Dominant religious, economic and political frameworks today fail to take account of mans capacity to destroy the earths life support systems and the concept of divine power excuses believers from taking absolute responsibility for management of themselves and their earth, leaving an urgent need for an overarching set of global ethics and principles through which wise decisions can be made. Permaculture needs to part of such a global agreement on the way forward.
Now that some leaders have accepted concepts of climate change and that oil is a finite resource it is time for the population reduction issue to be addressed in public. Limiting the right of humans to reproduce has been a no-go area even for most permaculturists but it is clearly the core issue. Our education, legal and medical systems must seriously address the matters of bioregional and national carrying capacities, school and tertiary curricula, family planning, euthanasia, sterilisation and abortion in a philosophical, humane and scientific manner; every hour that we delay in developing a workable approach to population 11000 extra people arrive on this overstretched planet. Without offending our increasingly mainstream students we need to introduce this issue in our courses. Id be very interested in any notes that permaculture teachers have developed on this matter. Incidentally Lloyd Evans (ex chief of Plant Industry in the CSIRO), in his book 'Feeding the Ten Billion' put a figure of about 3 billion on a world population sustainable without non-renewable fuels).
Meanwhile it is increasingly important for permaculture proponents to master their design skills and demonstrate robust systems that can cope with global warming and offer sustainable living. Particular aspects of design need attention design for catastrophe and design for succession. I truly thought the pistachio nut trees on our farm (our main crop) would be a resilient and relatively permanent key component of our property design however the warming of Australian autumn and winter temperatures last year caused a failure of the trees to accumulate sufficient winter chill to set their physiological clocks for normal flowering in spring. This reduced our 06 crop to 20% of the predicted yield. Cherry growers were similarly affected. Maybe next year will be better but the overall trend will be steadily downhill.
So at The Food Forest we will be identifying and planting species with lower chill-requirements for the inevitable global warming ahead over the next half century or more, but we encourage designers to include representatives of species that become uneconomic because of global warming in their systems; ultimately the planet will cool and those species will become valuable (possibly life-savers) again. A chill requirement should be mentioned when describing plant varieties in permaculture resources and we should be reporting maximum temperatures that varieties can tolerate. The calculation of chill hours for sites should be taught in design courses.
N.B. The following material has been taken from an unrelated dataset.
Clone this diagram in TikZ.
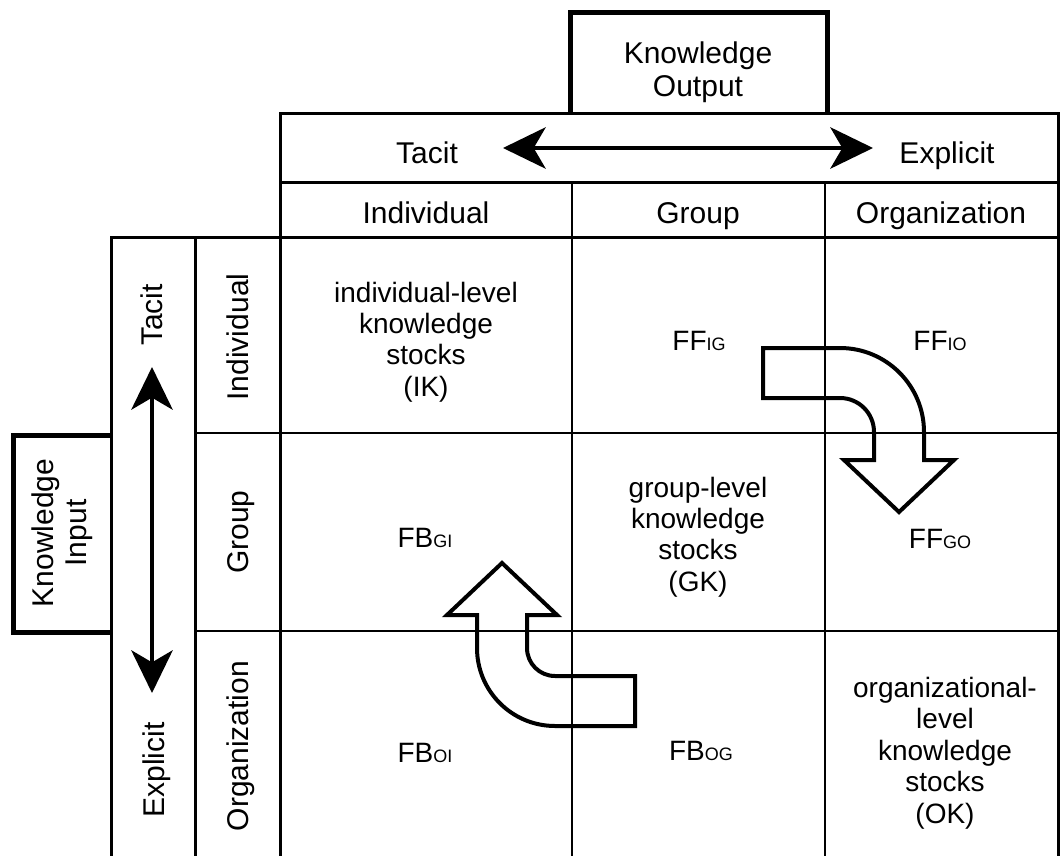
\documentclass[tikz,border=0pt]{standalone}
\usepackage{fontspec}
\setmainfont{Liberation Sans}
\usetikzlibrary{arrows.meta}
\tikzset{
  head/.style={align=center, inner sep=0pt, font=\fontsize{22.5}{25}\selectfont},
  cell/.style={align=center, inner sep=0pt, font=\fontsize{21}{23.6}\selectfont},
  oneline/.style={text height=16pt, text depth=0pt},
  frame/.style={line width=2.25pt},
  gridline/.style={line width=1.5pt},
  boxline/.style={line width=3.75pt, line join=miter},
  twoway/.style={{Stealth[length=32pt,width=31pt,inset=9pt]}-{Stealth[length=32pt,width=31pt,inset=9pt]}, line width=3pt},
  bendarrow/.style={line width=3pt, line join=miter},
}
\newcommand{\idx}[1]{{\fontsize{13.5}{14}\selectfont #1}}

\begin{document}
\begin{tikzpicture}[x=0.75pt, y=-0.75pt]
  \useasboundingbox (0,0) rectangle (1060,856);

  % outer boxes and bands
  \draw[boxline] (570,112) -- (570,13) -- (827,13) -- (827,112);
  \draw[boxline] (111,435) -- (13,435) -- (13,632) -- (111,632);
  \draw[frame] (280,856) -- (280,113) -- (1058,113) -- (1058,856);
  \draw[frame] (280,182) -- (1058,182);
  \draw[frame] (111,856) -- (111,237) -- (1058,237);
  \draw[frame] (195,237) -- (195,856);

  % grid
  \draw[gridline] (572,182) -- (572,856);
  \draw[gridline] (825,182) -- (825,856);
  \draw[gridline] (195,433) -- (1058,433);
  \draw[gridline] (195,631) -- (1058,631);

  % headings
  \node[head] (kout) at (698,72) {Knowledge\\Output};
  \node[head, rotate=90] (kin) at (62,533) {Knowledge\\Input};
  \node[head, oneline] (otacit) at (427,153) {Tacit};
  \node[head, oneline] (oexpl) at (947,153) {Explicit};
  \node[head, oneline, rotate=90] (itacit) at (152,315) {Tacit};
  \node[head, oneline, rotate=90] (iexpl) at (154,770) {Explicit};
  \node[head, oneline] (cind) at (426,213) {Individual};
  \node[head, oneline] (cgrp) at (698,213) {Group};
  \node[head, oneline] (corg) at (941,213) {Organization};
  \node[head, oneline, rotate=90] (rind) at (238,337) {Individual};
  \node[head, oneline, rotate=90] (rgrp) at (238,532) {Group};
  \node[head, oneline, rotate=90] (rorg) at (238,746) {Organization};

  % tacit <-> explicit
  \coordinate (hT) at (503,148);
  \coordinate (hE) at (873,148);
  \coordinate (vT) at (152,367);
  \coordinate (vE) at (152,693);
  \draw[twoway] (hT) -- (hE);
  \draw[twoway] (vT) -- (vE);

  % cells
  \node[cell] (ik) at (426,342) {individual-level\\knowledge\\stocks\\(IK)};
  \node[cell, oneline] (ffig) at (699,340) {FF\idx{IG}};
  \node[cell, oneline] (ffio) at (940,340) {FF\idx{IO}};
  \node[cell, oneline] (fbgi) at (425,537) {FB\idx{GI}};
  \node[cell] (gk) at (698,537) {group-level\\knowledge\\stocks\\(GK)};
  \node[cell, oneline] (ffgo) at (940,538) {FF\idx{GO}};
  \node[cell, oneline] (fboi) at (425,752) {FB\idx{OI}};
  \node[cell, oneline] (fbog) at (701,750) {FB\idx{OG}};
  \node[cell] (ok) at (945,753) {organizational-\\level\\knowledge\\stocks\\(OK)};

  % feed-forward and feed-back arrows
  \draw[bendarrow] (763,348) -- (840,348)
    .. controls (886.4,348) and (924,385.6) .. (924,432) -- (924,460) -- (954,460)
    -- (899,512) -- (844,460) -- (874,460) -- (874,432)
    .. controls (874,413.2) and (858.8,398) .. (840,398) -- (763,398) -- cycle;
  \draw[bendarrow] (635,676) -- (555,676)
    .. controls (539.5,676) and (527,663.5) .. (527,648) -- (527,615) -- (557,615)
    -- (502,563) -- (447,615) -- (477,615) -- (477,648)
    .. controls (477,691.1) and (511.9,726) .. (555,726) -- (635,726) -- cycle;
\end{tikzpicture}
\end{document}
Permaculture designs should aim to minimize greenhouse emissions, maximise the capture of energy and enable as much self reliance as feasible. Limiting the size of our families and our consumption and investing in renewable energy systems are some of the many practical ways of demonstrating a low energy future that we can then expect others (particularly politicians) to acknowledge, emulate and build into education and legislation. There is much to do.